Copy all the data exactly, except the pictures.

** BEGIN Information provided **

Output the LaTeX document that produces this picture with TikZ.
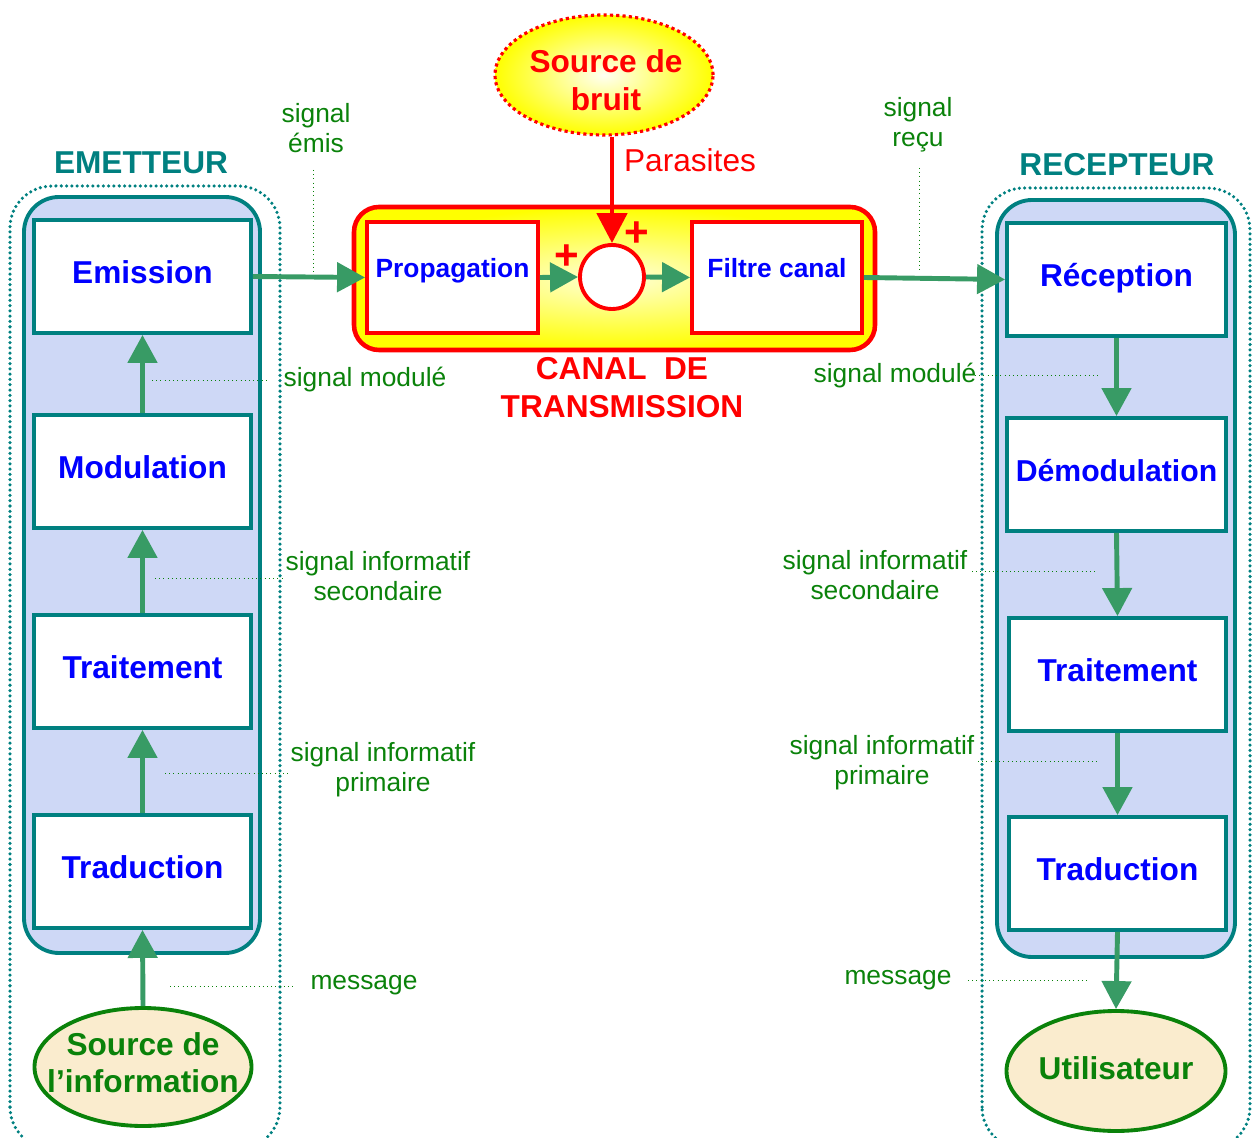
\documentclass[tikz,border=0pt]{standalone}
\usepackage{fontspec}
\setmainfont{Liberation Sans}
\usetikzlibrary{arrows.meta}
\usetikzlibrary{shapes.geometric}

\definecolor{bordteal}{RGB}{0,128,128}
\definecolor{flgreen}{RGB}{56,155,101}
\definecolor{txgreen}{RGB}{10,130,10}
\definecolor{fondbleu}{RGB}{206,216,246}
\definecolor{beige}{RGB}{250,236,206}

\begin{document}
\begin{tikzpicture}[
  bloc/.style={rectangle,draw=bordteal,line width=1.1pt,fill=white,minimum width=2.17cm,minimum height=1.13cm,inner sep=0pt,text height=0.23cm,text depth=0.09cm,text=blue,font=\fontsize{9}{10.8}\selectfont\bfseries},
  blocc/.style={rectangle,draw=red,line width=1.1pt,fill=white,minimum width=1.71cm,minimum height=1.11cm,inner sep=0pt,text height=0.19cm,text depth=0.19cm,text=blue,font=\fontsize{7.5}{9}\selectfont\bfseries},
  extremite/.style={ellipse,draw=txgreen,line width=1.1pt,fill=beige,inner sep=0pt,minimum width=2.17cm,minimum height=1.18cm},
  extremtexte/.style={text=txgreen,align=center,font=\fontsize{9}{10.6}\selectfont\bfseries},
  bruit/.style={ellipse,draw=red,line width=0.9pt,dash pattern=on 0.9pt off 0.9pt,inner color=yellow!5,outer color=yellow,inner sep=0pt,minimum width=2.18cm,minimum height=1.20cm},
  rouge/.style={text=red,align=center,font=\fontsize{9}{10.8}\selectfont\bfseries},
  somme/.style={circle,draw=red,line width=1.1pt,fill=white,minimum size=0.64cm,inner sep=0pt},
  fleche/.style={draw=flgreen,line width=1.4pt,-{Triangle[length=0.28cm,width=0.29cm]}},
  flecherouge/.style={draw=red,line width=1.4pt,-{Triangle[length=0.3cm,width=0.3cm]}},
  lbl/.style={text=txgreen,align=center,font=\fontsize{7.5}{8.6}\selectfont},
  guide/.style={draw=txgreen,densely dotted,very thin},
  titre/.style={text=bordteal,font=\fontsize{9}{10.8}\selectfont\bfseries},
  cadre/.style={draw=bordteal,line width=1pt,line cap=round,dash pattern=on 0pt off 1.5pt,rounded corners=0.42cm},
  fond/.style={draw=bordteal,line width=1.1pt,fill=fondbleu,rounded corners=0.35cm},
]
\useasboundingbox (0,0) rectangle (12.53,11.37);
\clip (0,0) rectangle (12.53,11.37);

% emetteur
\draw[cadre] (0.10,-0.12) rectangle (2.80,9.51);
\draw[fond] (0.24,1.84) rectangle (2.60,9.40);
\node[titre] (emet) at (1.41,9.74) {EMETTEUR};
\node[bloc] (emission) at (1.425,8.605) {Emission};
\node[bloc] (modul) at (1.425,6.655) {Modulation};
\node[bloc] (trait) at (1.425,4.655) {Traitement};
\node[bloc] (trad) at (1.425,2.655) {Traduction};
\node[extremite] (source) at (1.43,0.70) {};
\node[extremtexte] (sourcetxt) at (1.43,0.74) {Source de\\l’information};

\draw[fleche] (source.north) -- (trad.south);
\draw[fleche] (trad.north) -- (trait.south);
\draw[fleche] (trait.north) -- (modul.south);
\draw[fleche] (modul.north) -- (emission.south);

% recepteur
\draw[cadre] (9.82,-0.12) rectangle (12.50,9.49);
\draw[fond] (9.97,1.80) rectangle (12.35,9.37);
\node[titre] (recepteur) at (11.17,9.72) {RECEPTEUR};
\node[bloc,minimum width=2.19cm] (recep) at (11.165,8.575) {Réception};
\node[bloc,minimum width=2.19cm,font=\fontsize{8.6}{10}\selectfont\bfseries] (demod) at (11.165,6.625) {Démodulation};
\node[bloc,minimum width=2.17cm] (trait2) at (11.175,4.625) {Traitement};
\node[bloc,minimum width=2.17cm] (trad2) at (11.175,2.635) {Traduction};
\node[extremite,minimum width=2.19cm,minimum height=1.20cm] (util) at (11.16,0.66) {};
\node[extremtexte] (utiltxt) at (11.16,0.69) {Utilisateur};

\draw[fleche] (recep.south) -- (demod.north);
\draw[fleche] (demod.south) -- (trait2.north);
\draw[fleche] (trait2.south) -- (trad2.north);
\draw[fleche] (trad2.south) -- (util.north);

% canal de transmission
\draw[draw=red,line width=1.3pt,rounded corners=0.25cm,inner color=yellow!15,outer color=yellow] (3.54,7.87) rectangle (8.75,9.30);
\node[blocc] (propag) at (4.525,8.595) {Propagation};
\node[blocc,minimum width=1.70cm] (filtre) at (7.77,8.595) {Filtre canal};
\node[somme] (sum) at (6.12,8.60) {};
\node[rouge,font=\fontsize{12}{12}\selectfont\bfseries] (plus1) at (5.67,8.80) {+};
\node[rouge,font=\fontsize{12}{12}\selectfont\bfseries] (plus2) at (6.37,9.03) {+};
\node[rouge] (canal) at (6.22,7.49) {CANAL\ \ DE\\TRANSMISSION};

\node[bruit] (bruit) at (6.04,10.62) {};
\node[rouge] (bruittxt) at (6.06,10.57) {Source de\\bruit};
\node[text=red,font=\fontsize{9}{10.8}\selectfont] (parasites) at (6.90,9.77) {Parasites};
\draw[flecherouge] (sum.north |- bruit.south) -- (sum.north);

\draw[fleche] (emission.east) -- (propag.west);
\draw[fleche] (propag.east) -- (sum.west);
\draw[fleche] (sum.east) -- (filtre.west);
\draw[fleche] (filtre.east) -- (recep.west);

% etiquettes cote emetteur
\node[lbl] (lemis) at (3.16,10.09) {signal\\émis};
\draw[guide] (3.13,9.67) -- (3.13,8.65);
\node[lbl] (lmod) at (3.65,7.57) {signal modulé};
\draw[guide] (1.52,7.57) -- (2.70,7.57);
\node[lbl] (lsec) at (3.78,5.61) {signal informatif\\secondaire};
\draw[guide] (1.55,5.59) -- (2.85,5.59);
\node[lbl] (lprim) at (3.83,3.67) {signal informatif\\primaire};
\draw[guide] (1.65,3.64) -- (2.90,3.64);
\node[lbl] (lmess) at (3.64,1.52) {message};
\draw[guide] (1.70,1.51) -- (2.93,1.51);

% etiquettes cote recepteur
\node[lbl] (lrecu) at (9.18,10.12) {signal\\reçu};
\draw[guide] (9.19,9.69) -- (9.19,8.67);
\node[lbl] (lmod2) at (8.95,7.61) {signal modulé};
\draw[guide] (9.75,7.62) -- (11.00,7.62);
\node[lbl] (lsec2) at (8.75,5.62) {signal informatif\\secondaire};
\draw[guide] (9.72,5.66) -- (10.95,5.66);
\node[lbl] (lprim2) at (8.82,3.74) {signal informatif\\primaire};
\draw[guide] (9.78,3.76) -- (11.00,3.76);
\node[lbl] (lmess2) at (8.98,1.57) {message};
\draw[guide] (9.68,1.57) -- (10.90,1.57);

\end{tikzpicture}
\end{document}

** END Information provided **

# [Reply]
Output the LaTeX document that produces this picture with TikZ.
\documentclass[tikz,border=0pt]{standalone}
\usepackage{fontspec}
\setmainfont{Liberation Sans}
\usetikzlibrary{arrows.meta}
\usetikzlibrary{shapes.geometric}

\definecolor{bordteal}{RGB}{0,128,128}
\definecolor{flgreen}{RGB}{56,155,101}
\definecolor{txgreen}{RGB}{10,130,10}
\definecolor{fondbleu}{RGB}{206,216,246}
\definecolor{beige}{RGB}{250,236,206}

\begin{document}
\begin{tikzpicture}[
  bloc/.style={rectangle,draw=bordteal,line width=1.1pt,fill=white,minimum width=2.17cm,minimum height=1.13cm,inner sep=0pt,text height=0.23cm,text depth=0.09cm,text=blue,font=\fontsize{9}{10.8}\selectfont\bfseries},
  blocc/.style={rectangle,draw=red,line width=1.1pt,fill=white,minimum width=1.71cm,minimum height=1.11cm,inner sep=0pt,text height=0.19cm,text depth=0.19cm,text=blue,font=\fontsize{7.5}{9}\selectfont\bfseries},
  extremite/.style={ellipse,draw=txgreen,line width=1.1pt,fill=beige,inner sep=0pt,minimum width=2.17cm,minimum height=1.18cm},
  extremtexte/.style={text=txgreen,align=center,font=\fontsize{9}{10.6}\selectfont\bfseries},
  bruit/.style={ellipse,draw=red,line width=0.9pt,dash pattern=on 0.9pt off 0.9pt,inner color=yellow!5,outer color=yellow,inner sep=0pt,minimum width=2.18cm,minimum height=1.20cm},
  rouge/.style={text=red,align=center,font=\fontsize{9}{10.8}\selectfont\bfseries},
  somme/.style={circle,draw=red,line width=1.1pt,fill=white,minimum size=0.64cm,inner sep=0pt},
  fleche/.style={draw=flgreen,line width=1.4pt,-{Triangle[length=0.28cm,width=0.29cm]}},
  flecherouge/.style={draw=red,line width=1.4pt,-{Triangle[length=0.3cm,width=0.3cm]}},
  lbl/.style={text=txgreen,align=center,font=\fontsize{7.5}{8.6}\selectfont},
  guide/.style={draw=txgreen,densely dotted,very thin},
  titre/.style={text=bordteal,font=\fontsize{9}{10.8}\selectfont\bfseries},
  cadre/.style={draw=bordteal,line width=1pt,line cap=round,dash pattern=on 0pt off 1.5pt,rounded corners=0.42cm},
  fond/.style={draw=bordteal,line width=1.1pt,fill=fondbleu,rounded corners=0.35cm},
]
\useasboundingbox (0,0) rectangle (12.53,11.37);
\clip (0,0) rectangle (12.53,11.37);

% emetteur
\draw[cadre] (0.10,-0.12) rectangle (2.80,9.51);
\draw[fond] (0.24,1.84) rectangle (2.60,9.40);
\node[titre] (emet) at (1.41,9.74) {EMETTEUR};
\node[bloc] (emission) at (1.425,8.605) {Emission};
\node[bloc] (modul) at (1.425,6.655) {Modulation};
\node[bloc] (trait) at (1.425,4.655) {Traitement};
\node[bloc] (trad) at (1.425,2.655) {Traduction};
\node[extremite] (source) at (1.43,0.70) {};
\node[extremtexte] (sourcetxt) at (1.43,0.74) {Source de\\l’information};

\draw[fleche] (source.north) -- (trad.south);
\draw[fleche] (trad.north) -- (trait.south);
\draw[fleche] (trait.north) -- (modul.south);
\draw[fleche] (modul.north) -- (emission.south);

% recepteur
\draw[cadre] (9.82,-0.12) rectangle (12.50,9.49);
\draw[fond] (9.97,1.80) rectangle (12.35,9.37);
\node[titre] (recepteur) at (11.17,9.72) {RECEPTEUR};
\node[bloc,minimum width=2.19cm] (recep) at (11.165,8.575) {Réception};
\node[bloc,minimum width=2.19cm,font=\fontsize{8.6}{10}\selectfont\bfseries] (demod) at (11.165,6.625) {Démodulation};
\node[bloc,minimum width=2.17cm] (trait2) at (11.175,4.625) {Traitement};
\node[bloc,minimum width=2.17cm] (trad2) at (11.175,2.635) {Traduction};
\node[extremite,minimum width=2.19cm,minimum height=1.20cm] (util) at (11.16,0.66) {};
\node[extremtexte] (utiltxt) at (11.16,0.69) {Utilisateur};

\draw[fleche] (recep.south) -- (demod.north);
\draw[fleche] (demod.south) -- (trait2.north);
\draw[fleche] (trait2.south) -- (trad2.north);
\draw[fleche] (trad2.south) -- (util.north);

% canal de transmission
\draw[draw=red,line width=1.3pt,rounded corners=0.25cm,inner color=yellow!15,outer color=yellow] (3.54,7.87) rectangle (8.75,9.30);
\node[blocc] (propag) at (4.525,8.595) {Propagation};
\node[blocc,minimum width=1.70cm] (filtre) at (7.77,8.595) {Filtre canal};
\node[somme] (sum) at (6.12,8.60) {};
\node[rouge,font=\fontsize{12}{12}\selectfont\bfseries] (plus1) at (5.67,8.80) {+};
\node[rouge,font=\fontsize{12}{12}\selectfont\bfseries] (plus2) at (6.37,9.03) {+};
\node[rouge] (canal) at (6.22,7.49) {CANAL\ \ DE\\TRANSMISSION};

\node[bruit] (bruit) at (6.04,10.62) {};
\node[rouge] (bruittxt) at (6.06,10.57) {Source de\\bruit};
\node[text=red,font=\fontsize{9}{10.8}\selectfont] (parasites) at (6.90,9.77) {Parasites};
\draw[flecherouge] (sum.north |- bruit.south) -- (sum.north);

\draw[fleche] (emission.east) -- (propag.west);
\draw[fleche] (propag.east) -- (sum.west);
\draw[fleche] (sum.east) -- (filtre.west);
\draw[fleche] (filtre.east) -- (recep.west);

% etiquettes cote emetteur
\node[lbl] (lemis) at (3.16,10.09) {signal\\émis};
\draw[guide] (3.13,9.67) -- (3.13,8.65);
\node[lbl] (lmod) at (3.65,7.57) {signal modulé};
\draw[guide] (1.52,7.57) -- (2.70,7.57);
\node[lbl] (lsec) at (3.78,5.61) {signal informatif\\secondaire};
\draw[guide] (1.55,5.59) -- (2.85,5.59);
\node[lbl] (lprim) at (3.83,3.67) {signal informatif\\primaire};
\draw[guide] (1.65,3.64) -- (2.90,3.64);
\node[lbl] (lmess) at (3.64,1.52) {message};
\draw[guide] (1.70,1.51) -- (2.93,1.51);

% etiquettes cote recepteur
\node[lbl] (lrecu) at (9.18,10.12) {signal\\reçu};
\draw[guide] (9.19,9.69) -- (9.19,8.67);
\node[lbl] (lmod2) at (8.95,7.61) {signal modulé};
\draw[guide] (9.75,7.62) -- (11.00,7.62);
\node[lbl] (lsec2) at (8.75,5.62) {signal informatif\\secondaire};
\draw[guide] (9.72,5.66) -- (10.95,5.66);
\node[lbl] (lprim2) at (8.82,3.74) {signal informatif\\primaire};
\draw[guide] (9.78,3.76) -- (11.00,3.76);
\node[lbl] (lmess2) at (8.98,1.57) {message};
\draw[guide] (9.68,1.57) -- (10.90,1.57);

\end{tikzpicture}
\end{document}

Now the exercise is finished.